I’m an agent now! Not literary. I’m a REAL agent of the estate kind. I attended night classes last year, earned all of my credits, logged all of my classroom hours, then passed my tests in February of this year. I joined Cutler Real Estate a few weeks prior to getting my license, and now I’m part of a team of about ten awesome agents who’ve done wonders helping me learn the ropes.
Becoming an agent has been the best move I’ve ever made career-wise. I’m finally happy, like seriously happy, and I finally love what I do and feel worth. Now granted, I never considered writing a career. It was always a hobby that, after time, I tried to force into a career. I had set some goals, like get a literary agent, get traditionally published, get a short story accepted in a professional market, then get three professional credits to earn some fancy membership (I forget into where now). After a while, my writing had become less art and more obsession with acceptance. And I didn’t like that guy.
While I feel like real estate is my true calling as it blends all of my passions—house-hunting, deal-shopping, meeting new and exciting people, being able to provide top-notch service and impress, writing to introduce and differentiate myself, and pushing myself out of the lonely cocoon I’ve let amass around me—I’m not giving up on my inner author. Much to the contrary, I’ve become more passionate about my writing than ever.
If you’ve read any of my posts, you’ve probably heard me talk about rejection and how over the years I’ve shipped off an “assload” of content into the far depths of digital space. It had become an addiction, and there were days when I’d send out 15-20 submissions. These were always well-researched, mostly personalized queries which took up a ton of my time.

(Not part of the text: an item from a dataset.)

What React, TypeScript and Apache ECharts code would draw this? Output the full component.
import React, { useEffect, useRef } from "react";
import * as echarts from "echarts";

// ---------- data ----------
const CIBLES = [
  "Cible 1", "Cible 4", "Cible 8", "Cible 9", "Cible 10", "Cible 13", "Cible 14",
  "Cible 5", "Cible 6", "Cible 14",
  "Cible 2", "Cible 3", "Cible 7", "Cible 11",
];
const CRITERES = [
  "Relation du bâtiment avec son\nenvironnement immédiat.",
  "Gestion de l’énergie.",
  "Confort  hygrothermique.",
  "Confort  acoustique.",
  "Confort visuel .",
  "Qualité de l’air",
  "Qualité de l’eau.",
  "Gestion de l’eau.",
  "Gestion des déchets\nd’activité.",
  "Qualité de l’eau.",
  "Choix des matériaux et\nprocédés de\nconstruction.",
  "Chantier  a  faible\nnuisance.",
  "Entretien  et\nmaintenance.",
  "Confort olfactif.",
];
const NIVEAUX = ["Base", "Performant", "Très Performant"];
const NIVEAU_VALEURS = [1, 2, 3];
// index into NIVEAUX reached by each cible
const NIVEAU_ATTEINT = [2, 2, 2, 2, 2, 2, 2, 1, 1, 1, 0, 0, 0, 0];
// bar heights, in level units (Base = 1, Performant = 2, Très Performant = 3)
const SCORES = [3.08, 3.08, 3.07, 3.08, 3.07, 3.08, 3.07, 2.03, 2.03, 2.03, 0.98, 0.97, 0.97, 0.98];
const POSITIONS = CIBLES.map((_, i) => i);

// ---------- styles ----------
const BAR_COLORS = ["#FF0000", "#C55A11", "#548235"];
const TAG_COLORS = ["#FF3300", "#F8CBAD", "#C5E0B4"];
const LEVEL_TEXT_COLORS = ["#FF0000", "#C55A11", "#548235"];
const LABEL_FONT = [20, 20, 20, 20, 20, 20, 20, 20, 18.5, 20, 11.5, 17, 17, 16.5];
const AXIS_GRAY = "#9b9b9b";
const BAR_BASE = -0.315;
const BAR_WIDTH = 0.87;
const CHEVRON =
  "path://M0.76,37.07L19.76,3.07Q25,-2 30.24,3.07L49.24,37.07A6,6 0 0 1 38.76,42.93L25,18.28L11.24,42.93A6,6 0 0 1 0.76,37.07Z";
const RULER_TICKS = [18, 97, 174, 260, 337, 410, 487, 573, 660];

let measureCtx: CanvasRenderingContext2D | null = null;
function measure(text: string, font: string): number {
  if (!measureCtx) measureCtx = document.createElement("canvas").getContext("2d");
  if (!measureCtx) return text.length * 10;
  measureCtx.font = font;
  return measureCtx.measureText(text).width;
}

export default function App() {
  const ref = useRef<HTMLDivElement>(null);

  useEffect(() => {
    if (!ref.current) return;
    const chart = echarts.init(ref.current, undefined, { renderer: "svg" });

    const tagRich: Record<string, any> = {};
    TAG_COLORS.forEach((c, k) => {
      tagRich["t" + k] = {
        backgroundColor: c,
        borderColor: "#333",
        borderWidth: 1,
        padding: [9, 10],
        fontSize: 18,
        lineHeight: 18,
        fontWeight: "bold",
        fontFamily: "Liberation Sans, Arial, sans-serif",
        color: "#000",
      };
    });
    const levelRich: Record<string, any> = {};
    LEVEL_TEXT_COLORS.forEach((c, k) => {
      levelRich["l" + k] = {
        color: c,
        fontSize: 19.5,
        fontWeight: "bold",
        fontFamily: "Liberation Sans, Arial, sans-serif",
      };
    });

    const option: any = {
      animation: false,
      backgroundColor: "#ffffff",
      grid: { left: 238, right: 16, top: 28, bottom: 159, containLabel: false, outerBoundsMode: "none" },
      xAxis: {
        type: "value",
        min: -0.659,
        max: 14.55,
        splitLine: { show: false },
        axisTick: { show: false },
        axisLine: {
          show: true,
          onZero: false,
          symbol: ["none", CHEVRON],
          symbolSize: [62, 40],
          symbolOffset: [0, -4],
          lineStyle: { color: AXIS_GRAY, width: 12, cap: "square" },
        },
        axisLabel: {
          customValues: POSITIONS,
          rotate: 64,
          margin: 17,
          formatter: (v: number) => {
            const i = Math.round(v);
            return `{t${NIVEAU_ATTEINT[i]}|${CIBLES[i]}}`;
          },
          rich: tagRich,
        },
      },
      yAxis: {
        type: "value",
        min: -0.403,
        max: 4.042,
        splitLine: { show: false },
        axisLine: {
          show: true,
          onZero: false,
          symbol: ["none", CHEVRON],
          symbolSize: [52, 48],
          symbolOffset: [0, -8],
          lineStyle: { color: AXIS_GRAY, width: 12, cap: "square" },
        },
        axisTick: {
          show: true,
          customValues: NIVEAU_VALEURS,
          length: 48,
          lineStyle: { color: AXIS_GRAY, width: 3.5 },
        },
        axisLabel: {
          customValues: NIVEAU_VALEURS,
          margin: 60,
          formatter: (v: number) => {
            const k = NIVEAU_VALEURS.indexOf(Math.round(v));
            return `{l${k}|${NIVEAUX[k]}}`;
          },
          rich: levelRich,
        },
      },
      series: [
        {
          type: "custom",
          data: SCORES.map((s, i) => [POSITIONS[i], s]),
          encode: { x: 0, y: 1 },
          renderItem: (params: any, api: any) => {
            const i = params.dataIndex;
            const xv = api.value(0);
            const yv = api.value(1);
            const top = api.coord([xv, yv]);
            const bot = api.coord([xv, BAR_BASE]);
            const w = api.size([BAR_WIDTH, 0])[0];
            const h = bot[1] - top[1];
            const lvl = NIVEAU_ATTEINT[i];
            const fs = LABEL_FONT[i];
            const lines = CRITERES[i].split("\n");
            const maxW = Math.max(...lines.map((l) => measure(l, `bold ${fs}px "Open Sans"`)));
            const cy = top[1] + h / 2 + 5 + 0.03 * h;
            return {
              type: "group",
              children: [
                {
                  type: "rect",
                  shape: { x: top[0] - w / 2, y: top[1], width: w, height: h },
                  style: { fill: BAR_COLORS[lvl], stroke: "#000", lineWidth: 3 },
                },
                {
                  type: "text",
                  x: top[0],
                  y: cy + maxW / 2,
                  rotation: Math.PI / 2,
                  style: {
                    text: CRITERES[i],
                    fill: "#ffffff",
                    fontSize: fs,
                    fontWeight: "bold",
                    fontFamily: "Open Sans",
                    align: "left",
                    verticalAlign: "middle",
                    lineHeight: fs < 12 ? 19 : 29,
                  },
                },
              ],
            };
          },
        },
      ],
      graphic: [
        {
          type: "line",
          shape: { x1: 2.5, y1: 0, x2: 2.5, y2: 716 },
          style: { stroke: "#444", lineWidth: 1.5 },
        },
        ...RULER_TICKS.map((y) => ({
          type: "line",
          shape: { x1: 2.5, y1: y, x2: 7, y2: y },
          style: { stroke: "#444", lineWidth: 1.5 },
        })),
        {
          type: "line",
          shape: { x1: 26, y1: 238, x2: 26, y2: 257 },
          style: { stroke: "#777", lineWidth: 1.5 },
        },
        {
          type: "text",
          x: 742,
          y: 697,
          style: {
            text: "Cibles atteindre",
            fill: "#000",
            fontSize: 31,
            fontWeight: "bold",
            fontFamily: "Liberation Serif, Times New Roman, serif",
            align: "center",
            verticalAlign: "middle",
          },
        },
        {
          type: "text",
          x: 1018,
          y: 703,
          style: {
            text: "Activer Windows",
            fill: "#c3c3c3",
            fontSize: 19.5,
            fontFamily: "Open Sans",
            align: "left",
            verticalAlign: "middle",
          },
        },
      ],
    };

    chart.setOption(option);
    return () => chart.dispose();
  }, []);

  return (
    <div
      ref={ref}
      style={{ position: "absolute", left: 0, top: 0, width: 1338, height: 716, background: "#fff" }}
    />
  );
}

I’m happy to say that I’m officially done. While I wait for the rest of my rejections to trickle in (hopefully I get one last acceptance, especially since an agent requested the full MS of Chuck Steak), I’m going to focus my efforts into prepping my library of content for self-publication. This includes four novels (2 middle-grade, 1 satire, 1 mystery/thriller) and a book of inter-connected short stories (mostly mystery/horror/sci-fi/spec-
I do feel like the curse of being a writer has all but left me. That might not make sense, but honestly, for the longest time I’ve wished for my burning desire to write to GTFO. Leave me be. Allow me to finally have some peace of mind. Funny thing though, but it was never the writing. It was the craving for acceptance. I think with where we’re at technologically, with everybody being so inter-connected, with avalanches of updates coming at us from every angle, with YouTube fame, regular people filming themselves performing mundane tasks and getting millions of views for it, with likes, thumbs ups, hearts, an emoji for every emotion, it’s hard not to get swept up in the great game.

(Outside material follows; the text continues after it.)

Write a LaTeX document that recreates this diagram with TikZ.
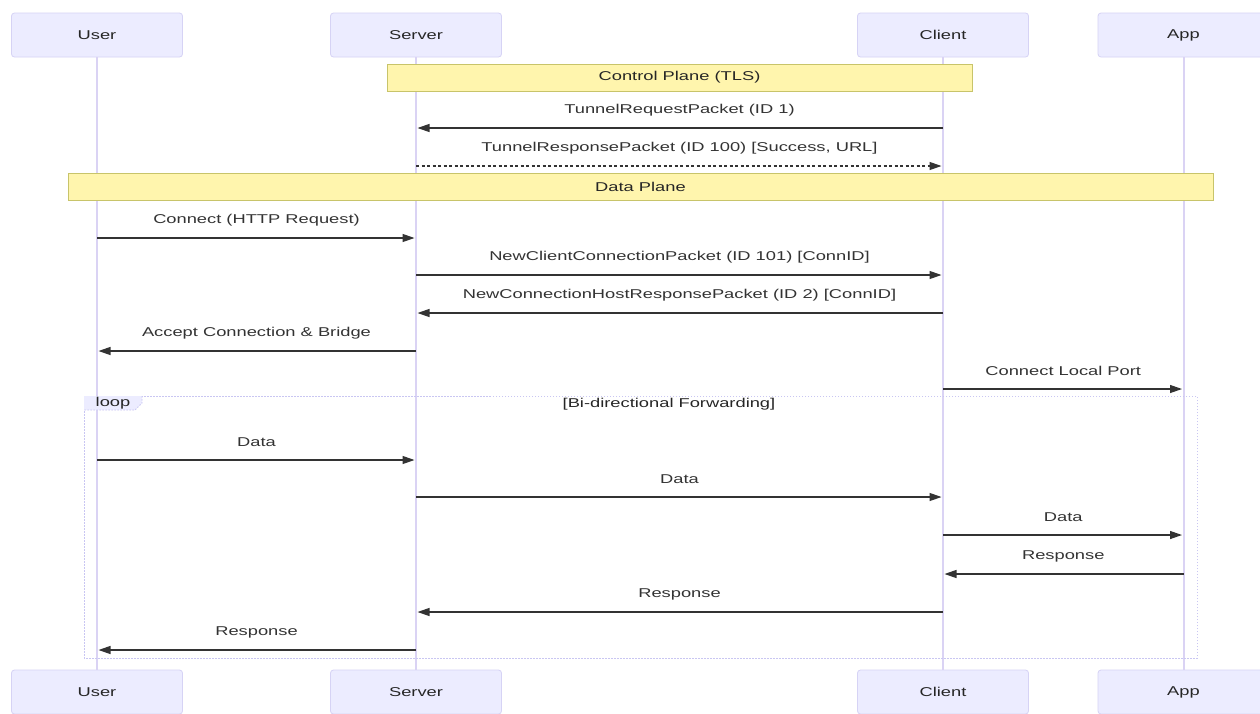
\documentclass[tikz,border=0pt]{standalone}
\usepackage{fontspec}
\setmainfont[FakeStretch=1.43]{Liberation Sans}
\usetikzlibrary{arrows.meta}
\definecolor{actfill}{HTML}{ECECFF}
\definecolor{actdraw}{HTML}{D6D3F5}
\definecolor{life}{HTML}{DAD3F4}
\definecolor{notefill}{HTML}{FFF5AD}
\definecolor{notedraw}{HTML}{C8C46A}
\definecolor{msgc}{HTML}{333333}
\definecolor{loopc}{HTML}{C9C6F2}
\begin{document}
\begin{tikzpicture}[x=1pt,y=-1pt,
  actor/.style={draw=actdraw, fill=actfill, rounded corners=3pt, line width=0.8pt,
    minimum width=171pt, minimum height=44pt, inner sep=0pt,
    font=\fontsize{12.8}{15}\selectfont, text=black!85},
  lifeline/.style={draw=life, line width=2pt},
  note/.style={draw=notedraw, fill=notefill, line width=0.8pt, inner sep=0pt,
    font=\fontsize{12.8}{15}\selectfont, text=black!85},
  msg/.style={draw=msgc, line width=1.2pt, shorten >=1.5pt,
    -{Triangle[length=12pt,width=8pt]}},
  dmsg/.style={msg, dash pattern=on 3pt off 2.5pt},
  lab/.style={font=\fontsize{12.8}{15}\selectfont, text=msgc, yshift=18pt, inner sep=0pt},
  loopframe/.style={draw=loopc, line width=0.8pt, dash pattern=on 1.5pt off 1.5pt},
  looptext/.style={font=\fontsize{12.8}{15}\selectfont, text=black!85, inner sep=0pt}
]
\useasboundingbox (0,0) rectangle (1260,713);
\fill[white] (0,0) rectangle (1260,713);

% actors top
\node[actor] (user)   at (97,35)    {User};
\node[actor] (server) at (416,35)   {Server};
\node[actor] (client) at (943,35)   {Client};
\node[actor] (app)    at (1183.5,35) {App};
% actors bottom
\node[actor] (userb)   at (97,692)    {User};
\node[actor] (serverb) at (416,692)   {Server};
\node[actor] (clientb) at (943,692)   {Client};
\node[actor] (appb)    at (1183.5,692) {App};

% lifelines
\draw[lifeline] (user.south) -- (userb.north);
\draw[lifeline] (server.south) -- (serverb.north);
\draw[lifeline] (client.south) -- (clientb.north);
\draw[lifeline] (app.south) -- (appb.north);

% notes
\node[note, minimum width=585pt, minimum height=27pt] (ctrl) at (679.5,77.5) {Control Plane (TLS)};
\node[note, minimum width=1145pt, minimum height=27pt] (data) at (640.5,186.5) {Data Plane};

% loop frame
\coordinate (loopTL) at (84,396);
\coordinate (loopBR) at (1197,658);
\draw[loopframe] (loopTL) rectangle (loopBR);
\fill[actfill] (84,396) -- (142,396) -- (142,403) -- (135,410) -- (84,410) -- cycle;
\draw[loopframe] (142,396) -- (142,403) -- (135,410) -- (84,410);
\node[looptext] (looplab) at (113,403) {loop};
\node[looptext] (loopcond) at (669,404) {[Bi-directional Forwarding]};

% messages
\foreach \f/\t/\yy/\lab/\st in {
  client/server/128/{TunnelRequestPacket (ID 1)}/msg,
  server/client/166/{TunnelResponsePacket (ID 100) [Success, URL]}/dmsg,
  user/server/238/{Connect (HTTP Request)}/msg,
  server/client/275/{NewClientConnectionPacket (ID 101) [ConnID]}/msg,
  client/server/313/{NewConnectionHostResponsePacket (ID 2) [ConnID]}/msg,
  server/user/351/{Accept Connection \& Bridge}/msg,
  client/app/389/{Connect Local Port}/msg,
  user/server/460/{Data}/msg,
  server/client/497/{Data}/msg,
  client/app/535/{Data}/msg,
  app/client/574/{Response}/msg,
  client/server/612/{Response}/msg,
  server/user/650/{Response}/msg}{
  \coordinate (m) at (0,\yy);
  \draw[\st] (\f |- m) -- (\t |- m) node[midway, lab] {\lab};
}
\end{tikzpicture}
\end{document}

I’ve gotten away from that mindset and learned all I’ve ever wanted was to see my work in print. To eventually pass it along to my sons (when they’re 18, of course). And then, well, the end.

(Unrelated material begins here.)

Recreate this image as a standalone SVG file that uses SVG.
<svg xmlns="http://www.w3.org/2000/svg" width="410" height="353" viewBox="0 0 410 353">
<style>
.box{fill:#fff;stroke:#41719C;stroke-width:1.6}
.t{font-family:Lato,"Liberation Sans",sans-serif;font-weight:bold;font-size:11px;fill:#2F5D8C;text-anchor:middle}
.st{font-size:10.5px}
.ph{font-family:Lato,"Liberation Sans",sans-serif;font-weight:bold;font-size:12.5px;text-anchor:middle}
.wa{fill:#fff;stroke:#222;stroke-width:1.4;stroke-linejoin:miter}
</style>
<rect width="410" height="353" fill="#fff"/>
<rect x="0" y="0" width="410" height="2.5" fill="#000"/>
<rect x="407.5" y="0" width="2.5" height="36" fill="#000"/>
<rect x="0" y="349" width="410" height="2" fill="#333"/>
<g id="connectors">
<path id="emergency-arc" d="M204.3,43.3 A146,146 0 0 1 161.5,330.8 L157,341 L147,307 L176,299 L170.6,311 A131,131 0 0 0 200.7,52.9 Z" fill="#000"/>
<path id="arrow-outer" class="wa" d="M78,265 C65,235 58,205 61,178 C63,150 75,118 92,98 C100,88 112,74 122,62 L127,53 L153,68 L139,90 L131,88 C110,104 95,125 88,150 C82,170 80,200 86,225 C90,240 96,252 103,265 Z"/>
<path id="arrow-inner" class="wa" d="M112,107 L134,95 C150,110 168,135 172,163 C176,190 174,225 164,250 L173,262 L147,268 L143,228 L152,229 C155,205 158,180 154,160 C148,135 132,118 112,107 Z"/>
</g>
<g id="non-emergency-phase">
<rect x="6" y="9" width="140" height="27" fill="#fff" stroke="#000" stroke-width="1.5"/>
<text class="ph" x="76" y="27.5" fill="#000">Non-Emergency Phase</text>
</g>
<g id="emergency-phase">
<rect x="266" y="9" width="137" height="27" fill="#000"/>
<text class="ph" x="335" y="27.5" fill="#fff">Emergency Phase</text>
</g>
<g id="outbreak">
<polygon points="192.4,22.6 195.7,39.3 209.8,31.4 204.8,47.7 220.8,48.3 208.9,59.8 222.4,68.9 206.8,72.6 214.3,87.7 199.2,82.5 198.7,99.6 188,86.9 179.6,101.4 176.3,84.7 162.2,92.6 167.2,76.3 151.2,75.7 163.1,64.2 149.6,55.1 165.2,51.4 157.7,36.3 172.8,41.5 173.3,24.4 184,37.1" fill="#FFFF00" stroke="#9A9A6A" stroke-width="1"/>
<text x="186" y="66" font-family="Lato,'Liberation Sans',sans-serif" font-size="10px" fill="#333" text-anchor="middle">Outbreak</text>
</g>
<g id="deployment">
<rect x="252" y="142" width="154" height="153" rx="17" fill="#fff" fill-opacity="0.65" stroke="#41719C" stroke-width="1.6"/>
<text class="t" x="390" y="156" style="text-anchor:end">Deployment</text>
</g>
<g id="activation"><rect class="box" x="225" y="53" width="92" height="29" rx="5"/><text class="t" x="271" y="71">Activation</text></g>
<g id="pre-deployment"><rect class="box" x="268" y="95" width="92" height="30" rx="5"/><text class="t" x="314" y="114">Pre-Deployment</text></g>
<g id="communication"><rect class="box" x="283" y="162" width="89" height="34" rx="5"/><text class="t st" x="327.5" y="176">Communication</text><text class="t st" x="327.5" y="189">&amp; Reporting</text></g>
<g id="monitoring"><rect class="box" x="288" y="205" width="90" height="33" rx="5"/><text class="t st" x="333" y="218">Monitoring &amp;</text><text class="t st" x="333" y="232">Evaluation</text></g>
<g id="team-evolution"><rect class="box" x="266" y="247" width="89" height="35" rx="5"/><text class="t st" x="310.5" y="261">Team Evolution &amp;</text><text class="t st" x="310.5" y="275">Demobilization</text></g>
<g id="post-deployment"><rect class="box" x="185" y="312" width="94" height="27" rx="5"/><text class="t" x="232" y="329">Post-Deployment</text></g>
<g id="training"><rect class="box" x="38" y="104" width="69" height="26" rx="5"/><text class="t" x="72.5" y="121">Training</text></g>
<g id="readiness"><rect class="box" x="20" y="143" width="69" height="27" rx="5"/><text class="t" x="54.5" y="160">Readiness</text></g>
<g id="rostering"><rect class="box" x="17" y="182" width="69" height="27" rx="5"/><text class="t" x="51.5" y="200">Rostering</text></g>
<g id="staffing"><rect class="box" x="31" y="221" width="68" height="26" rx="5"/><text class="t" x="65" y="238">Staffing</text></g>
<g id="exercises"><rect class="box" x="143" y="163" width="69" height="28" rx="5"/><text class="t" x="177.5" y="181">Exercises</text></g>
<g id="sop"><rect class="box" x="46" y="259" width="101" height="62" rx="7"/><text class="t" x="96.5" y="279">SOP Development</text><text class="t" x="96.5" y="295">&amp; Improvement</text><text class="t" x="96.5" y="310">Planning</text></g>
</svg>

From here forward, I’m going to start incorporating more posts about being a new agent in a super-hot, fast-paced market. Think about tossing a toddler into a raging river (that doesn’t sound right). As an author, a ton of ideas have come to mind. I’m going to try and get my first post up in the next few days. Like I hinted at before, I’ve always been nervous about putting myself out there. Especially in person. Public speaking has always terrified me. But it’s different in real estate. I actually like and look forward to doing it. And I was super excited to push myself to do things I’ve never done before, like door-knocking, which I tried for the first time yesterday. And as I went house to house, I documented the entire trip through a series of notes written in-between stops on my iPad (can I get paid for the name drop, Apple?). Overall, I’m hoping my excursion is something that’ll be funny, informative and motivational.